Being Film #5 for Hooptober 2025
The full weight of history lies just under the surface of Demon, the stunning final film from Marcin Wrona, who tragically took his own life during the film’s run at the festival circuit. With no jump scares and little in the way of violence or gore, the film manages to burrow under your skin, taking what on the surface is a possession film and running with the term as a scathing indictment of ignoring the past and the passive evil of possessing that which was ripped away in violence. A day later it still lingers in the front of my mind.
THE QUICK SUMMARY: Piotr is a young man returning to his native Poland to marry Żaneta after a brief but vivid virtual courtship. His future father-in-law gifts the couple an old, abandoned estate Piotr plans to renovate and turn into their future family home. Clearing the area he accidentally knocks over a tree, revealing the skeletal remains of…someone.

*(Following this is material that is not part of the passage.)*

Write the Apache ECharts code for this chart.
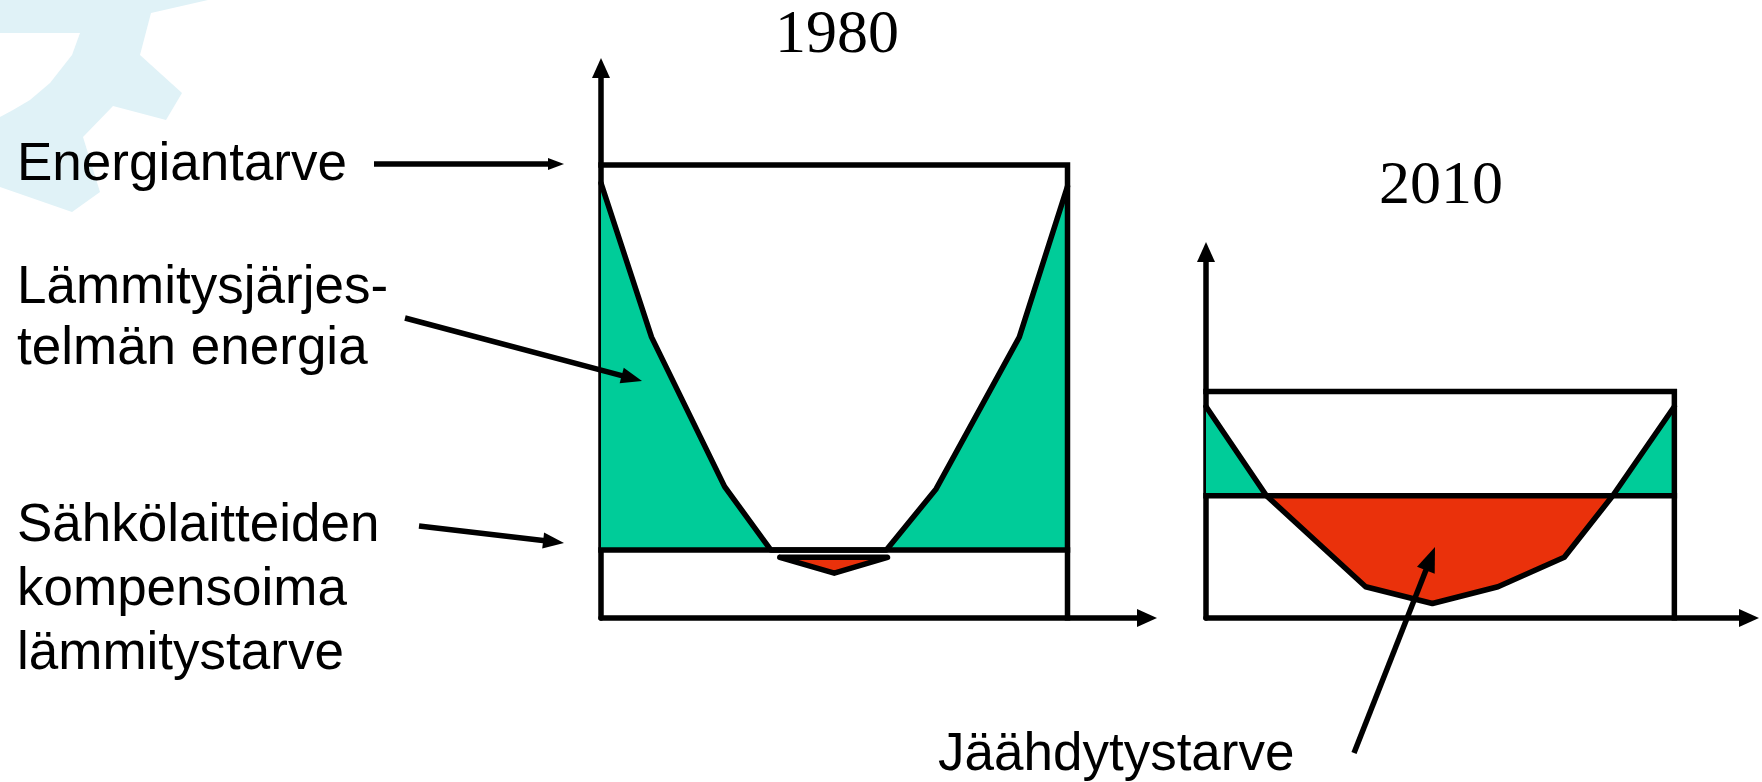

Soon family and friends have gathered for the nuptials, but something is pulling at Piotr. Whose bones were those? What does Żaneta’s father and grandfather have to do with it? And who is Hana, the dirt-covered bride that Piotr keeps seeing? The more sinister things come to light, the more the revelers want to just drink and dance and push it all away. I think maybe that’s what got there here in the first place…

It’s hard to think about Demon and not consider it against Wrona’s suicide. The film refuses to provide a cut and dried ending, and works in spite of that due to the incredible performances, most notably Itay Tiran as Piotr, who takes some wild swings in his performance, and that’s even before some of the climactic possession scenes, of which the image on the poster is so indelible it’s been stuck in my mind for a decade, keeping me at arm’s length from watching the film all this time.
That was a shame, because Demon is a stellar piece of work. Using the legend of the dybbuk, a Jewish mythological spirit who possesses a host in order to complete some unfinished business, Wrona creates a startling commentary on Poland’s treatment of its Jewish population before and after WWII. The possession at the heart of the film has multiple layers: on the surface this is very much the story of a murdered Jewish woman possessing a young man to regain the marriage she lost decades ago from the violence and hate of the war. It’s also a critical spotlight on Poland’s role in “possessing” the lands and property of those Jewish people slaughtered in the war, and the way this dark history is shoved under the rug.
That deeper meaning almost feels like it’s the main point. What can initially come across as black comedy – the bride’s family aggressively keeps people drinking and dancing to shut out the increasingly desperate condition of Piotr – becomes something more disturbing as the flushed partiers are only too happy to ignore the screaming and contorting of the groom.
The end can be taken in a number of ways, but a careful watch shows just how Piotr’s disappearance near the end of the film is resolved, and the final scene of someone leaving town, reflecting Demon’s opening where Piotr arrives by ferry, leaves a sour, all too knowing taste in your mouth.
That’s entirely intentional. You’re meant to be disgusted by what happens, and it leaves me in its aftermath digging further into history, and the lengths we go to to not confront our complicity in the world.